鉄雄だけではなく「死番虫」も、「自分を殺人者に変えたのはお前だ」「お前を理解できるのは俺だけだ」と鉄雄に言うなど、「殺人者であることは、他の人間とは異なる存在になり、永久に孤独になることだ」ということを繰り返し語っている。
「殺人は人を永久に変える」というのは、「幽麗塔」という物語の中では絶対的な法則だ、ということを語っているのが「テスラ初登場」のエピソードだ。(最後の最後でこの法則を乗り越えるのが、「幽麗塔」の重要なテーマのひとつでもある。)
このエピソードでは、「殺人者である鉄雄」と「殺人をしたことがない天野、山科」を対比し、さらには「殺人者である鉄雄」と「どんな人間の命も大切にするがゆえに、命を数字でのみ考えるテスラ」も対比している。
(引用元:「幽麗塔」2卷 乃木坂太郎 小学館)
二重に「人命に対する価値観」「殺人をするとはどういうことなのか」を語ることで、殺人という重みを背負うことはどういうことなのかを描いている。
このテーマは、「殺人者の絶対的な孤独」「殺人はどう償われるべきか」という全編に渡って語られるのテーマの土台となる。
この全編に渡るテーマの土台となるエピソードで、「殺人者鉄雄」との対比になっている山科が、「実は殺人者である」ことはありえない。
「殺人者鉄雄」と「殺人をしていない山科」に違いがあるから「殺人は永久に人を変えてしまう」というテーマが成り立つ。

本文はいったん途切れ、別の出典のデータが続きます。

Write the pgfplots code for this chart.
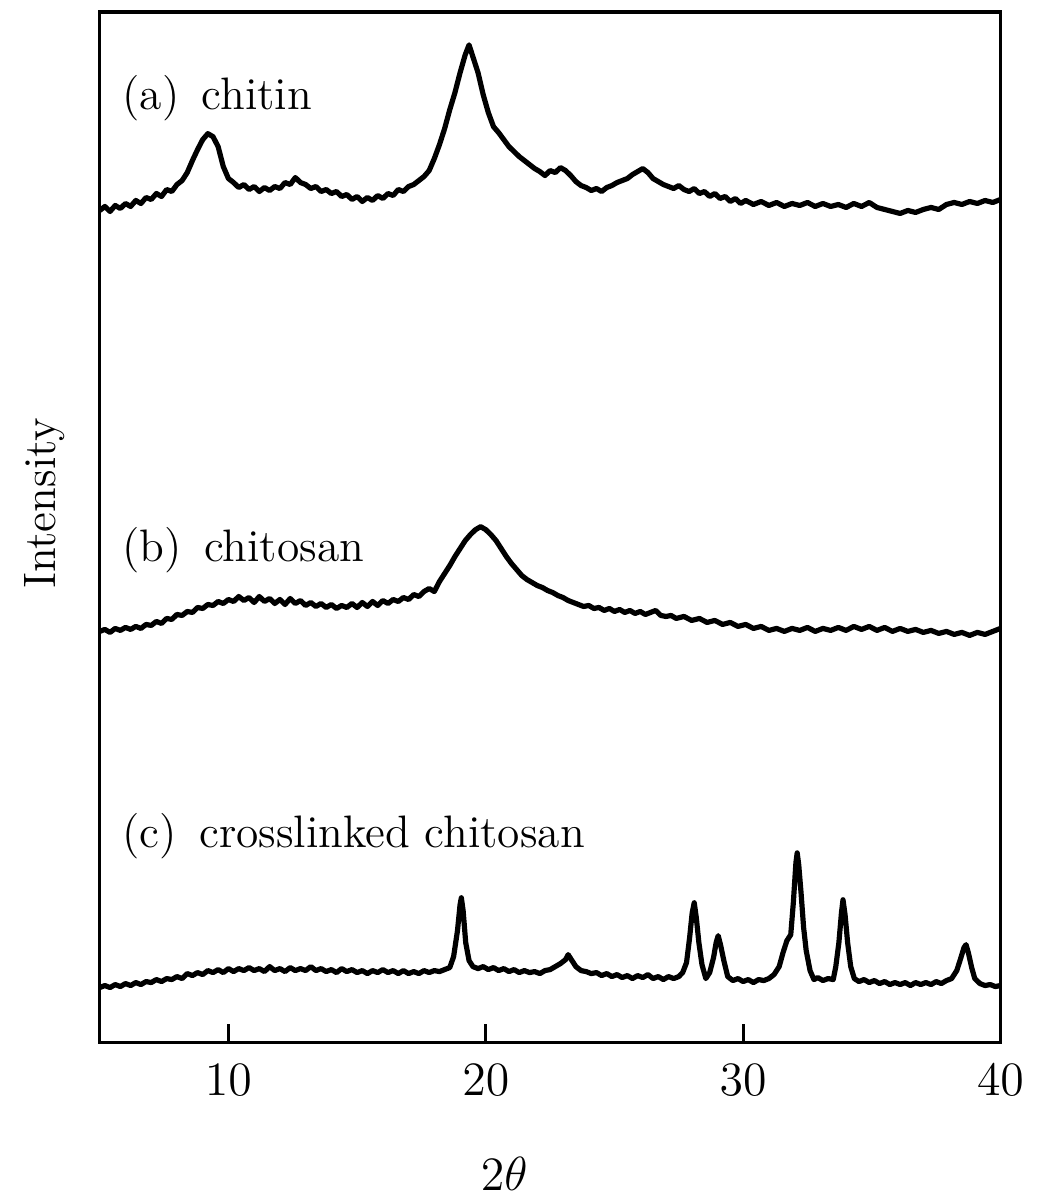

このエピソードの時点で山科が殺人者であれば、この法則は成り立たないことになってしまう。
物語の構造を考えると、このエピソードが丸々無駄になる……どころか、物語の土台をひっくり返してしまう。
物語の他の要素で例えれば、「男としての天野が『アキラ』(鉄雄ではなく)を女と認識して襲う」くらいありえない。物語で描いてきたものを、丸々ぶち壊すような展開になってしまう。
ここはかなり引っかかっていたのに、それ以上深く考えずに「山科だろう」と思い込んでしまった。陣羽笛が文に襲われたときに、「おおっ、やっぱり」と思ったし。(恥)
あの叙述トリック?にはやられた。
陣羽笛はまったくノーマークだった。「往年のカミソリ」にはちょっと引っかかったんだけど(言い訳)
ちょっと考えればわかるのに、こだわっているようで詰めは適当、というのは自分の悪い癖だ。
この「殺人者はどう裁かれ、どう罪を償うべきか」というテーマの落としどころにも感動した。
「僕には君の苦しみを知らない人たちに、君を裁く資格があるとは思えない」
「わからないこそ、君を公正に裁ける世界を創らなきゃいけないんだ」
「償うのは、その後だろ!」
「アキラは虐待されていたんだから仕方ない」
その辺りで結論は落ち着くのかなと思っていたので、こう来たか!という感動が半端なかった。
もうひとつの重要なテーマである「マイノリティが自分を偽ることなく暮らせる世界を創る」とも綺麗に組み合わさっている。
社会的なテーマと本格ミステリーはものすごく食い合わせが悪く、この二つを両立して語るのはかなり難しい。結局、どちらかに比重が偏るケースがほとんどだと思っているが、「幽麗塔」はバランスよくまとまっている。
すごい。
ということも含めた感想も、今度熱く語りたい。